Concrete Steps Forward
MPs and civil servants can take several immediate actions:
- Require a national Digital Sovereignty risk assessment for any major contract above a defined threshold
- Mandate interoperable APIs and open data export formats in central government contracts
- Pilot a UK Public Sector Sovereign Cloud Marketplace for high-sensitivity workloads
- Establish an Open Source Maintenance Fund to support long-term stewardship of critical public-sector OSS components
- Include legally enforceable exit and continuity playbooks in contracts with annual migration rehearsals
Conclusion: A Balanced Path Forward
The Open Rights Group's intervention is more than an ideological plea for open source — it is a challenge to conventional cost-centric procurement logic that has underpinned a decade of cloud modernization. The UK's reliance on a small number of large foreign vendors is now a cross-cutting policy issue: legal exposure, geopolitical leverage, competition policy and operational resilience have collapsed into a single problem set that the Cybersecurity and Resilience Bill is uniquely positioned to address.

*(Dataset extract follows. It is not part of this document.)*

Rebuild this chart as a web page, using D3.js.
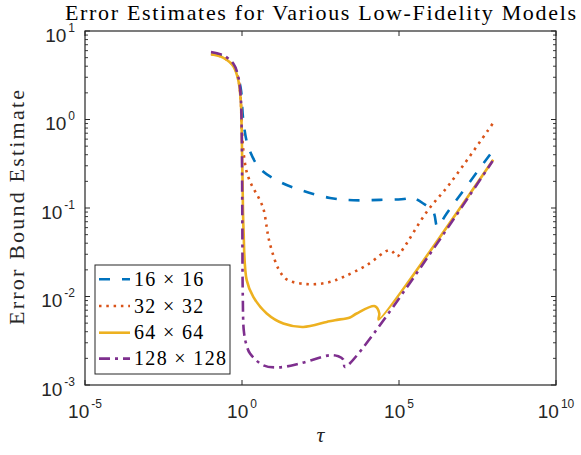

The right course is not wholesale decoupling from hyperscalers — that would be impractical and costly — but a calibrated set of measures that protect the nation's most sensitive systems, reduce supplier concentration, and make vendor substitution realistic when it is needed. The political test for MPs at the CSRB second reading is straightforward: will the government acknowledge that digital sovereignty is a public good, and act to reduce systemic dependence where it matters most, or will convenience and short-term savings continue to determine the architecture of public services?
The answer will shape not just procurement, but the UK's operational independence in a world where digital control increasingly equals strategic power. As nations worldwide grapple with similar questions about technological sovereignty, the UK's approach through the CSRB could establish important precedents for how democracies balance innovation, security, and strategic autonomy in an increasingly digital world.